* _Data lines_
--------------------------------------------------

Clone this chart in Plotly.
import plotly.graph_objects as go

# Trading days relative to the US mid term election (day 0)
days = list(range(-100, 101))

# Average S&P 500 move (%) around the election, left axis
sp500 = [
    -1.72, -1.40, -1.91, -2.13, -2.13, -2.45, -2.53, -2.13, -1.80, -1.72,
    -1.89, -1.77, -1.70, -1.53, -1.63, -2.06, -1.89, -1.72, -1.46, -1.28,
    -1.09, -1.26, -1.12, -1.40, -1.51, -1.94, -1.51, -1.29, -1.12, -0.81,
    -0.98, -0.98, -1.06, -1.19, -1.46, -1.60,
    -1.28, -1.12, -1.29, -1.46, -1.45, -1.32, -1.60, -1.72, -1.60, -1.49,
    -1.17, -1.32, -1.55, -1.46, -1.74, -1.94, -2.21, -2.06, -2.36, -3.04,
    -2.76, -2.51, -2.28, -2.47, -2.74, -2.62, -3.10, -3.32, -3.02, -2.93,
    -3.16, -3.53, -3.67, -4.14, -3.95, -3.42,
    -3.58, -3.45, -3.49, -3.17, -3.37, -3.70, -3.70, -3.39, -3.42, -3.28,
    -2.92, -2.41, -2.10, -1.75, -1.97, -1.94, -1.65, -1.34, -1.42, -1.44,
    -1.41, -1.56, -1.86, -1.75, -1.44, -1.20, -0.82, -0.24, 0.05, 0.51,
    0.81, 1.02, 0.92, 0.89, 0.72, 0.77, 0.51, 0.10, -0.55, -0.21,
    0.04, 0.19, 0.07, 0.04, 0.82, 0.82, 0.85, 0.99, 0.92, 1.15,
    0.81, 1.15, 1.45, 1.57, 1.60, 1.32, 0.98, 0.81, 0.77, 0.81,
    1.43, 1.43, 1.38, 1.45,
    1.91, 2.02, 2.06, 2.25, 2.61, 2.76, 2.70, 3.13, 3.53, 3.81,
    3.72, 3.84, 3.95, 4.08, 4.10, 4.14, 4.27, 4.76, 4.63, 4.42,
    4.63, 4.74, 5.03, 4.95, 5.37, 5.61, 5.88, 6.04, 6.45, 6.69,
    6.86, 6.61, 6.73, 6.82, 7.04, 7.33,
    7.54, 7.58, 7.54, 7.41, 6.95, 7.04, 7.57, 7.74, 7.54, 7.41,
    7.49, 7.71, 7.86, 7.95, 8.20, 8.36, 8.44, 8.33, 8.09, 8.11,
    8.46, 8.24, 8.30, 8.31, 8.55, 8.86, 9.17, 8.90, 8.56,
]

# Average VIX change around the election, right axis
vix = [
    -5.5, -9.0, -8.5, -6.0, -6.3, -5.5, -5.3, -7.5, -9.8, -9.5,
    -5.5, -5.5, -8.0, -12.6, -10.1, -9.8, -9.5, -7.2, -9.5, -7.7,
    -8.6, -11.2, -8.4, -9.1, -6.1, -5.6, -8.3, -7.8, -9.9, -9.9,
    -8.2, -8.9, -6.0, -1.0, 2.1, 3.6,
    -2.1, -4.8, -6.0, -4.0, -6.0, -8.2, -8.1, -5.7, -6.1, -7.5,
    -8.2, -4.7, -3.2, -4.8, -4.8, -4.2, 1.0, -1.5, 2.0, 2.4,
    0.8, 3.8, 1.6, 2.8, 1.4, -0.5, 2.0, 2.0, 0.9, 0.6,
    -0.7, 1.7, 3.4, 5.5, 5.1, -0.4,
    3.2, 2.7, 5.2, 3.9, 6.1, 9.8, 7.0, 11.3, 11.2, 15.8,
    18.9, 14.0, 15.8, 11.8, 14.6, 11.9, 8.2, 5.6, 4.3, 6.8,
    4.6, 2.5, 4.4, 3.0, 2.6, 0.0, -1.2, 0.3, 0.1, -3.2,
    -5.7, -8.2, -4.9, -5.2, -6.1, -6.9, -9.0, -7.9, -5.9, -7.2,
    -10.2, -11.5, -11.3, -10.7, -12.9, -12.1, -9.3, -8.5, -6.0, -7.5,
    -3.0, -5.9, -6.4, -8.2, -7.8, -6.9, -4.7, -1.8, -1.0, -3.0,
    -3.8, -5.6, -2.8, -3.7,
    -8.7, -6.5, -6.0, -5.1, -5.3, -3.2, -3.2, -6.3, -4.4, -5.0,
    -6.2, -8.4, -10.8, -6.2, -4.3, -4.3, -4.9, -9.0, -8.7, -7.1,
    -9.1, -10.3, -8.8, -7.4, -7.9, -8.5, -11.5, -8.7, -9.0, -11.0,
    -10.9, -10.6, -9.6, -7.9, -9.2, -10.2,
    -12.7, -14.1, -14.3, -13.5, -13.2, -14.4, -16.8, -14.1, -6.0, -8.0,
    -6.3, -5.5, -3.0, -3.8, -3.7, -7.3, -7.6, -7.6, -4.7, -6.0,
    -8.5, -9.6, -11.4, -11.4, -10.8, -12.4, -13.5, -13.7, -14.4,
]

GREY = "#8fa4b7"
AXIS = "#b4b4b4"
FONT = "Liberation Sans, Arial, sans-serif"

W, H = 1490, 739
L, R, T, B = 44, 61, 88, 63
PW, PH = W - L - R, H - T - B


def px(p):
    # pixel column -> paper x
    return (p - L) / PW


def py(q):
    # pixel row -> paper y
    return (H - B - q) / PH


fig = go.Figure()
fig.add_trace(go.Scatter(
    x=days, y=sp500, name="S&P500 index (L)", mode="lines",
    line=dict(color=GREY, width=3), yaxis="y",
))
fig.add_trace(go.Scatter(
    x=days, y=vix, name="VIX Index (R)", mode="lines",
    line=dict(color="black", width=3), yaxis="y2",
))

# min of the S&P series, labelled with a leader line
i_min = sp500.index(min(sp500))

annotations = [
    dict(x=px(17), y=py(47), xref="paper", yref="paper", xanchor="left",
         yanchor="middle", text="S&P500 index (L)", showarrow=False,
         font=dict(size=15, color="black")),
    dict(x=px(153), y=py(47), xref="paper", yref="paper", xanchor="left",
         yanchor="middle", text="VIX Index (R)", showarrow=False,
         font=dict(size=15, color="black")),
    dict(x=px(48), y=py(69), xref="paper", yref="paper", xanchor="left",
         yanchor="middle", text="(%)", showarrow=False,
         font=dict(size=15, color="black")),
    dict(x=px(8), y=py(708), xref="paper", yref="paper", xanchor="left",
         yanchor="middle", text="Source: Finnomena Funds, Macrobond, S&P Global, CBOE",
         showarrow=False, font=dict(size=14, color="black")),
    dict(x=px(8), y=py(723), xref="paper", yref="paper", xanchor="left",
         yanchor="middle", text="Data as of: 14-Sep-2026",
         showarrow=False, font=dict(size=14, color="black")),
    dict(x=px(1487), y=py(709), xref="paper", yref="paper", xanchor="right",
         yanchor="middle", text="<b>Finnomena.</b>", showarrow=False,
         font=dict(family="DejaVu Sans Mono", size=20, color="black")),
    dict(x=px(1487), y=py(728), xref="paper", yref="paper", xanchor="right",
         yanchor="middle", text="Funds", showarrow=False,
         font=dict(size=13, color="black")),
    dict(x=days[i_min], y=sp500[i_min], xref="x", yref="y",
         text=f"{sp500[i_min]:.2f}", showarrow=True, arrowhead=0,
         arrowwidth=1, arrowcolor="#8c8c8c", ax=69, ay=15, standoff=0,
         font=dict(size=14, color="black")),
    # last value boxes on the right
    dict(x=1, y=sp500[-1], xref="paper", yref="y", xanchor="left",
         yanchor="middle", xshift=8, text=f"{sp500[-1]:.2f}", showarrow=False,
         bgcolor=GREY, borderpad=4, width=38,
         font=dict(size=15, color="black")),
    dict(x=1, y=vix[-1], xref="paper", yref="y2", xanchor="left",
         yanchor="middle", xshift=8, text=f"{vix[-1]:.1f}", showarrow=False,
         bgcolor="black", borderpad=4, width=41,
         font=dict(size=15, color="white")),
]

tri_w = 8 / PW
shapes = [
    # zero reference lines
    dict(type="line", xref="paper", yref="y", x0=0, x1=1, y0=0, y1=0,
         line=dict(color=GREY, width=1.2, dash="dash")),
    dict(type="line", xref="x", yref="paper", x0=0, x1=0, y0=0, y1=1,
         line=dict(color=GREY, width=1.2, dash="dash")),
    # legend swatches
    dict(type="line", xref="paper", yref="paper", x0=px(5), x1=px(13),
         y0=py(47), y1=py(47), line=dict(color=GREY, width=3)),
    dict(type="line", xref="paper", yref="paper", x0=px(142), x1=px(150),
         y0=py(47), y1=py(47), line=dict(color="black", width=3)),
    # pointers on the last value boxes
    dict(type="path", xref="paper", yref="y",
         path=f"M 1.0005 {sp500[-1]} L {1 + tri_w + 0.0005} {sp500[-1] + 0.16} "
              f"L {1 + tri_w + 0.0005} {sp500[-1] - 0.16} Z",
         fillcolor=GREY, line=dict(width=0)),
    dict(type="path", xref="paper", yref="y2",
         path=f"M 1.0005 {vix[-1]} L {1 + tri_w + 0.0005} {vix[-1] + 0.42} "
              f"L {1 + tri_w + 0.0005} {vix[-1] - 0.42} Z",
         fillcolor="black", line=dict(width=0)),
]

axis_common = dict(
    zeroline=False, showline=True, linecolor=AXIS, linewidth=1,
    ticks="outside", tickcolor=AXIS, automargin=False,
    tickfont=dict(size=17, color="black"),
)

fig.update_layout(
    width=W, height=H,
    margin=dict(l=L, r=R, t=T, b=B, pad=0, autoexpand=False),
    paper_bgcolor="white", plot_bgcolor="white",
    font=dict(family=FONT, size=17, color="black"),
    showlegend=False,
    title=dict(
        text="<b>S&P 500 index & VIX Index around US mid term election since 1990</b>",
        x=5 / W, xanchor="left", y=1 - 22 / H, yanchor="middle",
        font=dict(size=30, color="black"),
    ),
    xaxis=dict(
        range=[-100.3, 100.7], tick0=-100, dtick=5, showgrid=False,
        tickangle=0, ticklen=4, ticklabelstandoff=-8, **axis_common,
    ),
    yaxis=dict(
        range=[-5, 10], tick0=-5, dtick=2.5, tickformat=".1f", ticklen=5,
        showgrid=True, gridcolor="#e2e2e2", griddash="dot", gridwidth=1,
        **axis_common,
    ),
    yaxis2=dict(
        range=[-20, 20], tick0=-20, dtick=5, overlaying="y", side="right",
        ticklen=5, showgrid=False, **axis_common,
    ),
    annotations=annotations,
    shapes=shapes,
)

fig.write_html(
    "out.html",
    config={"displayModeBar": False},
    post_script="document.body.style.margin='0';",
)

--------------------------------------------------

* _Aim_
From the first line above through the line that contains "days = list(range(-100, 101))", quote each line exactly. Output nothing more.

* _Response to the task_
Clone this chart in Plotly.
import plotly.graph_objects as go

# Trading days relative to the US mid term election (day 0)
days = list(range(-100, 101))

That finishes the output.